■ DATASET ENTRIES
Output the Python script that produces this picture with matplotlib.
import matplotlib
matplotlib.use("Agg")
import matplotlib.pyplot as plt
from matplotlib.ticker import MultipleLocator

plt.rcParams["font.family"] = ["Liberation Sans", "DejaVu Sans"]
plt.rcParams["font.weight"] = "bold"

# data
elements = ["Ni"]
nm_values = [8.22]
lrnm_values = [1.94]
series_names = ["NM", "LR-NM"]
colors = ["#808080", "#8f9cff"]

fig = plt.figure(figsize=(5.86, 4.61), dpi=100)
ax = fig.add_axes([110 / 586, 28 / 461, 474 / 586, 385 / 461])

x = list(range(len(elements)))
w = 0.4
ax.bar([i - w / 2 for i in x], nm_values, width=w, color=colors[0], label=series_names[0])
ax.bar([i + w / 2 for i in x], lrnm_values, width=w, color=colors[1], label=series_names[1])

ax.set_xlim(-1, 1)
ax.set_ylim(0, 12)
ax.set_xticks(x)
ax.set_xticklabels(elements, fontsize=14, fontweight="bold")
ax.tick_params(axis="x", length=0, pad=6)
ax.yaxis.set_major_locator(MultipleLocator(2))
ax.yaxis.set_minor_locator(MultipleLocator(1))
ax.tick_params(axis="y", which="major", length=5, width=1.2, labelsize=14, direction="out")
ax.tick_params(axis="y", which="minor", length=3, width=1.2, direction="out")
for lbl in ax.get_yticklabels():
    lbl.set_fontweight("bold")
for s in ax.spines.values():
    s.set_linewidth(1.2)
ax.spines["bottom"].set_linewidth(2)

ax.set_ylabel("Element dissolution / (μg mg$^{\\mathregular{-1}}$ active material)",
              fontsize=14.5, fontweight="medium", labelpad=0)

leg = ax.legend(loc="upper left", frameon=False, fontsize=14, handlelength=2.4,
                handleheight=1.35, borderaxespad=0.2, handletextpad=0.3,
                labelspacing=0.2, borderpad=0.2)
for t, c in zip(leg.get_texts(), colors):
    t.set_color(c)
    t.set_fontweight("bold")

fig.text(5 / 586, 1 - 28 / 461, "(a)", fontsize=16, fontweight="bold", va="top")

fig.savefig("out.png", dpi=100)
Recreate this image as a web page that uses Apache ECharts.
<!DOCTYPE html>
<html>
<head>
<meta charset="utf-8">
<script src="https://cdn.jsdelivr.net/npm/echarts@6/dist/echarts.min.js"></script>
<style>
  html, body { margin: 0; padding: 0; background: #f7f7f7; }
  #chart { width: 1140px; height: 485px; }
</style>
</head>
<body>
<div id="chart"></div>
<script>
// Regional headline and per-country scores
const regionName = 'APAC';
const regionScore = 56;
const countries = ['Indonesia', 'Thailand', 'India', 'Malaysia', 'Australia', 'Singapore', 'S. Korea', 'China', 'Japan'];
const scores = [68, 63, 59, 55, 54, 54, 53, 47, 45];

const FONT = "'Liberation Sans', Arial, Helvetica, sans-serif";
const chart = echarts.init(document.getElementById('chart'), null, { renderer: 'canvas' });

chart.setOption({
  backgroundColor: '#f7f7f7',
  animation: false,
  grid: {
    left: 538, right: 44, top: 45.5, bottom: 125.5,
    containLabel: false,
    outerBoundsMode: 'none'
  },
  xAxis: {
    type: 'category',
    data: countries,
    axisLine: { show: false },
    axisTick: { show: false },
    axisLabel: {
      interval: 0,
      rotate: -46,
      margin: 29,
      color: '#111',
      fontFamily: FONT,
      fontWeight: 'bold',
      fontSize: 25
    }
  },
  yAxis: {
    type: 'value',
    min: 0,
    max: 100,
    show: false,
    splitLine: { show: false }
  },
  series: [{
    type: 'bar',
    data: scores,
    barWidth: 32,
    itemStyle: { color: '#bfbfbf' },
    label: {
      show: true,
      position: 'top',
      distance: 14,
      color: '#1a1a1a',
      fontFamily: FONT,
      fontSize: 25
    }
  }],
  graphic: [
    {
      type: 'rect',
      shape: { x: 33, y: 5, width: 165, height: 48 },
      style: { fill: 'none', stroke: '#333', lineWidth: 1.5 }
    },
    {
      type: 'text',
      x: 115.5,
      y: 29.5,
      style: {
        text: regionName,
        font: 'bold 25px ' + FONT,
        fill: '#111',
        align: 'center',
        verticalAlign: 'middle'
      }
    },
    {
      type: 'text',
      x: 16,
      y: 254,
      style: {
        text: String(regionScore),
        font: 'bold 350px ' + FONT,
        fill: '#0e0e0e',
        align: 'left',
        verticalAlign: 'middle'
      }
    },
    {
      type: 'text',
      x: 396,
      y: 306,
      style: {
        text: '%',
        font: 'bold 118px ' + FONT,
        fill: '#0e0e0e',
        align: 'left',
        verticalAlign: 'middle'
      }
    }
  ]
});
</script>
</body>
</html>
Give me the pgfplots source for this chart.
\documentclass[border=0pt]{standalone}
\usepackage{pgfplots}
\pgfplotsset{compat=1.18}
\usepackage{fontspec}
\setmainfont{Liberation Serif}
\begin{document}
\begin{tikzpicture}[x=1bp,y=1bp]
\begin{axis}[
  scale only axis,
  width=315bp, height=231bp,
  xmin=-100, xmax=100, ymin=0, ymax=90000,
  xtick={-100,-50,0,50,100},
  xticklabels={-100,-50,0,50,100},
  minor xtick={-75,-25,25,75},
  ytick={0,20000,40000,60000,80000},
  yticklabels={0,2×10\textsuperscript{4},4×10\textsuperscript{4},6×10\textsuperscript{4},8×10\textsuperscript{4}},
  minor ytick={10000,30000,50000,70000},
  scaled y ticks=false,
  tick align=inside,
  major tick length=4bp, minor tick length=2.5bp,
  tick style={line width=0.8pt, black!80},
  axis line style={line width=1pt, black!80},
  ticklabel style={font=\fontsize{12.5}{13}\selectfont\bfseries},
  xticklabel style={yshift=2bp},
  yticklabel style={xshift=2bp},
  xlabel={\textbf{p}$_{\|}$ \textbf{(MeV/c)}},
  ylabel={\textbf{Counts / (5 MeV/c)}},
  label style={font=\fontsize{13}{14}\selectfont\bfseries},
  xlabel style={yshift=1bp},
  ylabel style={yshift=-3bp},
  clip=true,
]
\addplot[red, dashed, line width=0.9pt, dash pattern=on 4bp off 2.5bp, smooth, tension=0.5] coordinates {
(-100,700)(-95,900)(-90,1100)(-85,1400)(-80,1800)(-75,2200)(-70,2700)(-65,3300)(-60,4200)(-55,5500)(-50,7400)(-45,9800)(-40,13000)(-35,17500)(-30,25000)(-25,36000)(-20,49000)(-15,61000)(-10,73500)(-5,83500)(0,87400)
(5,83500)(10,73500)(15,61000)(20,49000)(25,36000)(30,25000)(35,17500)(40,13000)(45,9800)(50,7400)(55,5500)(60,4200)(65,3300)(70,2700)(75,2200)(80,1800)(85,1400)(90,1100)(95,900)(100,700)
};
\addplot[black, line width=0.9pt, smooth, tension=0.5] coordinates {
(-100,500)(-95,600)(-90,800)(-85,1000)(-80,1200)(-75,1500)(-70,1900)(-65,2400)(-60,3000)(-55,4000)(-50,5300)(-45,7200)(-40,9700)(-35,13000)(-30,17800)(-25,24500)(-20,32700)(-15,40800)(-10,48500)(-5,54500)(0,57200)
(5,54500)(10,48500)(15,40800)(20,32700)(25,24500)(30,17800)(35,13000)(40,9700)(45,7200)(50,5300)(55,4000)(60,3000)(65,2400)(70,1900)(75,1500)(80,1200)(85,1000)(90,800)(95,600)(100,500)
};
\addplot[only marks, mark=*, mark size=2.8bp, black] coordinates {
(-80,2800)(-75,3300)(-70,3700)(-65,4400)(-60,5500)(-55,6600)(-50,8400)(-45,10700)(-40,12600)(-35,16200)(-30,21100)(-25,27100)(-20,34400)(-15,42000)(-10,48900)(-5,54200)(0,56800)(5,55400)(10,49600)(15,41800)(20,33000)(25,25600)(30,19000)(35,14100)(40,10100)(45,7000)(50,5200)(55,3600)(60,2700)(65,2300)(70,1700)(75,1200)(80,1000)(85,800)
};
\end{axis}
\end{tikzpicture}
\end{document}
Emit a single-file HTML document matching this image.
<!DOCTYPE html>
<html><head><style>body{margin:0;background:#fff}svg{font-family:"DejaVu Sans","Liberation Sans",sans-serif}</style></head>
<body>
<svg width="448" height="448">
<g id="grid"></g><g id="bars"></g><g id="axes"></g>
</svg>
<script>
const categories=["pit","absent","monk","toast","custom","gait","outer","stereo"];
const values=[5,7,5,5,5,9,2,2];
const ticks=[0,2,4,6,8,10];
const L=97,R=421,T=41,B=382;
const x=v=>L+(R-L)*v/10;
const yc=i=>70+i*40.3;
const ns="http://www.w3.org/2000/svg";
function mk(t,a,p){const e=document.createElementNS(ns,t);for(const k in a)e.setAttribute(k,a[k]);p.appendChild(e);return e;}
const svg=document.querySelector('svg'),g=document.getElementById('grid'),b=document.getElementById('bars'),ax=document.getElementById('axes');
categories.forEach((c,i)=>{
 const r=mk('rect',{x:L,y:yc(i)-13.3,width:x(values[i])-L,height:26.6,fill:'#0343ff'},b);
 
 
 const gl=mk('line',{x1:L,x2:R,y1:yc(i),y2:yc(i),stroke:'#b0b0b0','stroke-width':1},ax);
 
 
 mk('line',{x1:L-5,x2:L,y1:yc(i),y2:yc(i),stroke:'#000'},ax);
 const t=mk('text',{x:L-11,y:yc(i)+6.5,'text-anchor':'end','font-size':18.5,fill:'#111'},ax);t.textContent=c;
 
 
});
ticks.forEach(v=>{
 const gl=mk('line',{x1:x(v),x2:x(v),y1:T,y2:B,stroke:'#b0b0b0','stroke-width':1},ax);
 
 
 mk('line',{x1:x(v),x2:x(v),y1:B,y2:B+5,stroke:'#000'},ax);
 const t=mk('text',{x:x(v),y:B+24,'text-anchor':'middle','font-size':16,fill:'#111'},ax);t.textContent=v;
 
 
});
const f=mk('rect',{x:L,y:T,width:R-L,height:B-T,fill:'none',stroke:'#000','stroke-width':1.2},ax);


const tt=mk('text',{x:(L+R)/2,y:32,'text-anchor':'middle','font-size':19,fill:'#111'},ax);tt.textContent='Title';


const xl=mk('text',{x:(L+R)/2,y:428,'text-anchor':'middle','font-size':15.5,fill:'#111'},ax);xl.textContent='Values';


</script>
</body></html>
* * *
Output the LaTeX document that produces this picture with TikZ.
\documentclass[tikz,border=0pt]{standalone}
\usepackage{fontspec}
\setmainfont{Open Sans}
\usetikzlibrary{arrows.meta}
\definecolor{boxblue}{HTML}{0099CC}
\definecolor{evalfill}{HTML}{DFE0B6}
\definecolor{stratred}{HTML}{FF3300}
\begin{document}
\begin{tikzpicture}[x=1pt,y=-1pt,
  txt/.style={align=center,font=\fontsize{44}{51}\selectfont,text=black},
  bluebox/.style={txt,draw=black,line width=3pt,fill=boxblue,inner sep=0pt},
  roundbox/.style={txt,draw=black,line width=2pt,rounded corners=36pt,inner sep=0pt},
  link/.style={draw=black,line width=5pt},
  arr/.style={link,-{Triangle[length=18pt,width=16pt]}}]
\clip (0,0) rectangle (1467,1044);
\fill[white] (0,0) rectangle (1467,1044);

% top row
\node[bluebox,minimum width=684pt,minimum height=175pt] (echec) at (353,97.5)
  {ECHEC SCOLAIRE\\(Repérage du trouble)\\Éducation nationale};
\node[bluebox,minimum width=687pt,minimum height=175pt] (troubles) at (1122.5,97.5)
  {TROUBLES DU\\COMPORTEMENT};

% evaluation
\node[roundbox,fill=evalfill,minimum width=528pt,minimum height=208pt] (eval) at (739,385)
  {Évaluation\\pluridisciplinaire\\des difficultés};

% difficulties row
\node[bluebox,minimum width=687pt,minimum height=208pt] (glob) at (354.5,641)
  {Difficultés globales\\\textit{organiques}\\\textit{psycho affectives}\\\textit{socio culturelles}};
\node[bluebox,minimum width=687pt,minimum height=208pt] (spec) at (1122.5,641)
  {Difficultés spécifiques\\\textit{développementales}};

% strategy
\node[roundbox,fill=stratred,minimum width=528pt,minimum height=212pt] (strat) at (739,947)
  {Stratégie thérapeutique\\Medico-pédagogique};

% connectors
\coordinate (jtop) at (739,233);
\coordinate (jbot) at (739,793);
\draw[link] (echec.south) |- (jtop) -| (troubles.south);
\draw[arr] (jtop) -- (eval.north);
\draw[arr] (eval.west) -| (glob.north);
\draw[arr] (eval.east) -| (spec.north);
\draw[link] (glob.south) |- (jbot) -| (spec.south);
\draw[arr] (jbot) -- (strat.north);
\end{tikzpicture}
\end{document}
---
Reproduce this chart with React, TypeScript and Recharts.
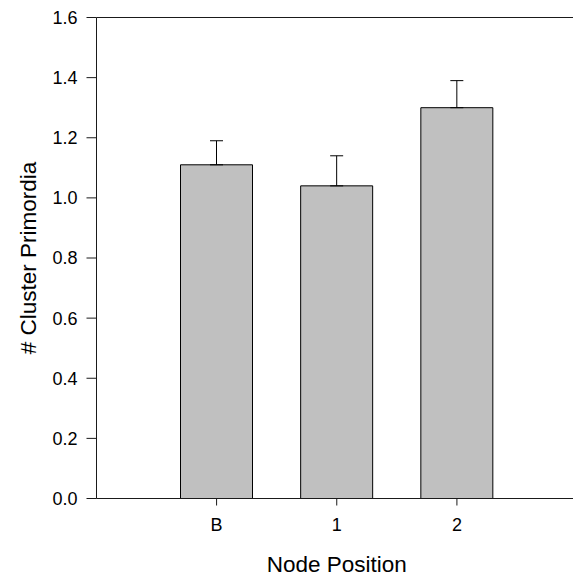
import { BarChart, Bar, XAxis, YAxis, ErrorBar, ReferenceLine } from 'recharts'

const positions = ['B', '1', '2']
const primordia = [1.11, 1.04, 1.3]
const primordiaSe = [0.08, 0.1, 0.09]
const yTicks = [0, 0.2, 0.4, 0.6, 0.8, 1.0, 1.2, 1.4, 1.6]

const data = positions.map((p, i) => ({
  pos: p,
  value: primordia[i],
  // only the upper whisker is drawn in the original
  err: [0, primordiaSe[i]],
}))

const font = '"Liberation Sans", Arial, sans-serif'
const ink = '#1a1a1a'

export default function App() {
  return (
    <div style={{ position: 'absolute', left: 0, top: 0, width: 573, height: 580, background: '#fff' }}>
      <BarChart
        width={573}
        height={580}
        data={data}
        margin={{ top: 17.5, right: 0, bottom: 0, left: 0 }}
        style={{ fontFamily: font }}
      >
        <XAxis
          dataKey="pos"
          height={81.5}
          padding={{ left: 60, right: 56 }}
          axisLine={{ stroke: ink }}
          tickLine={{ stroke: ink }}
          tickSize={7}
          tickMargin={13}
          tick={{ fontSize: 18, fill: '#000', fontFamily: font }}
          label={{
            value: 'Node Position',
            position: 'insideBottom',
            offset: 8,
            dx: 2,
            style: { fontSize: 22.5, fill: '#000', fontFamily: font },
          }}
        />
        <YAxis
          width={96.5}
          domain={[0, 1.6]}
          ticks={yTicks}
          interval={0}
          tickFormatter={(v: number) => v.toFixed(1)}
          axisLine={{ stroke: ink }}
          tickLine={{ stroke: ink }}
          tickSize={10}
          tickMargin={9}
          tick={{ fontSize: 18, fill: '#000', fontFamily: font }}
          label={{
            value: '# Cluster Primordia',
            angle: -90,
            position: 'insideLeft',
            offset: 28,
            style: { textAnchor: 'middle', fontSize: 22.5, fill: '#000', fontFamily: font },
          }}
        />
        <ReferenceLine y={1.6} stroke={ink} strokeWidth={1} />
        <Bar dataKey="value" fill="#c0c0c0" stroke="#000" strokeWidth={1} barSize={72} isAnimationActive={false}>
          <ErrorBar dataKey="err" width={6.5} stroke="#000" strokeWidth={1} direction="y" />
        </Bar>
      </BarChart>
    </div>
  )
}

■ AIM
In the entries above, find every line holding the word "Output" and copy it out.

■ EXERCISE SOLUTION
Output the Python script that produces this picture with matplotlib.
Output the LaTeX document that produces this picture with TikZ.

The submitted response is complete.